Hull has since run 4:02.62, the fastest time this year for an Australian, on June 30 at the Prefontaine Classic at Stanford, in addition to signing a professional contract and joining the Portland-based Nike Oregon Project training group.

“Right when we finished, (Hull) immediately gave me a hug, and she was saying, ‘Congrats,’ and ‘Good job,’” Johnson said. “Then she told me that we ran a world standard. Even during the race, I had no idea how fast we were running.

“When she said that,” Johnson said, “I said, ‘Are you serious?’”

And thus Johnson had completed her worst-to-first journey.

“I think my mindset was a lot different,” Johnson said. “I was, honestly, embarrassed. Coming out of the West Regional (in 2018) being first, and then getting dead last … that’s embarrassing.

“I think I just really honed in on, ‘I want to be the best runner there is.’”

Through all of it, she maintained faith in her talent.

“It was a very humbling experience,” she said. “I think if it weren’t for that particular race, I can’t say I would’ve been the same athlete I was this year.”

Smith compared the experience to simply learning how to win.

“I think you have to go through a trial run,” he said, “and learn how to deal with the emotional fatigue of it. ... The first time it hits you, I think it’s tough.”

Thoughts of running after the NCAA Championships didn’t come up until a few days after the 1,500 victory. Smith said the plan was “to go to NCAAs and put all our eggs in that basket.”

But perhaps there were more baskets still waiting. And, after a few days, Johnson called Smith, saying she wanted to give the Toyota USATF Championships a shot.

“It was like, ‘OK, then wait a second, there are some other doors that are open,” she said.

That led her to a warm summer evening in Southern California on an Azusa Pacific track and that's become known for producing personal bests at an alarming rate.

In a final tuneup for Des Moines, Johnson entered the Sunset Tour’s 800 in an effort to work on speed and kick against a first-rate field. Pushed by Grace and Houlihan, she nearly broke the 2-minute barrier. And though the stage might not have been as big, Johnson had joined the sub-2:01-and-sub-4:06 club – just the second collegiate female athlete to do so, and the first to get both marks in the same year.

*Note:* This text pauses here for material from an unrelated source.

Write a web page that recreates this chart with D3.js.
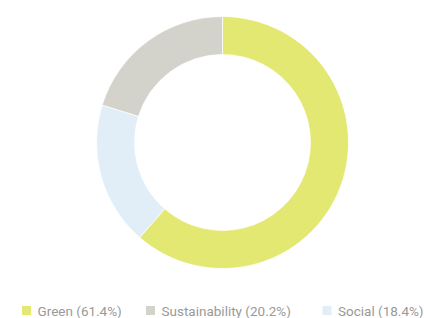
<!DOCTYPE html>
<html>
<head>
<meta charset="utf-8">
<script src="https://cdn.jsdelivr.net/npm/d3@7"></script>
<style>
  body { margin: 0; background: #fff; }
  svg { display: block; }
</style>
</head>
<body>
<div class="chart"></div>
<script>
var width = 424, height = 318;

// slices in drawing order (clockwise from 12 o'clock)
var categories = ['Green', 'Social', 'Sustainability'];
var values = [61.4, 18.4, 20.2];
var colors = ['#e3e872', '#e1eef7', '#d4d3cb'];

// legend order
var legendOrder = ['Green', 'Sustainability', 'Social'];

var data = categories.map(function (c, i) {
  return { name: c, value: values[i], color: colors[i] };
});

var svg = d3.select('.chart').append('svg')
  .attr('width', width)
  .attr('height', height);

var cx = 222.5, cy = 142.5,
  outerR = 126, innerR = 88;

var pie = d3.pie()
  .sort(null)
  .value(function (d) { return d.value; });

var arc = d3.arc()
  .innerRadius(innerR)
  .outerRadius(outerR);

svg.append('g')
  .attr('transform', 'translate(' + cx + ',' + cy + ')')
  .selectAll('path')
  .data(pie(data))
  .enter().append('path')
  .attr('d', arc)
  .attr('fill', function (d) { return d.data.color; })
  .attr('stroke', '#fff')
  .attr('stroke-width', 0.7);

// Legend
var byName = {};
data.forEach(function (d) { byName[d.name] = d; });

var legendX = [22, 146, 322.5];

var items = svg.append('g').attr('class', 'legend')
  .selectAll('g')
  .data(legendOrder.map(function (n) { return byName[n]; }))
  .enter().append('g')
  .attr('transform', function (d, i) { return 'translate(' + legendX[i] + ',315.5)'; });

items.append('rect')
  .attr('width', 9)
  .attr('height', 9)
  .attr('y', -9.5)
  .attr('fill', function (d) { return d.color; });

items.append('text')
  .attr('x', 15.5)
  .attr('y', 0)
  .attr('fill', '#9a9a9a')
  .style('font-family', 'Roboto, sans-serif')
  .style('font-size', '13.5px')
  .text(function (d) { return d.name + ' (' + d.value.toFixed(1) + '%)'; });
</script>
</body>
</html>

To come back at 2-flat the way she did,” Smith said, “after all year long building up to the NCAA and (think) after that, we're done, I think that’s really hard to do; to come off the hangover of winning.

She won’t run the 800 this week, of course – “my heart is in the 1,500,” she said.

But she is in a great position to compete against four-time winner Jenny Simpson, along with another matchup against Grace and defending 1,500 and 5,000 champion Houlihan. Her NCAA-winning time would’ve also been good enough to capture the U.S. title in nine of the past 15 years.

After all, if you’ve already gone worst to first, where’s the limit?

“She’s pretty good,” Smith said with a chuckle, “at refocusing herself.”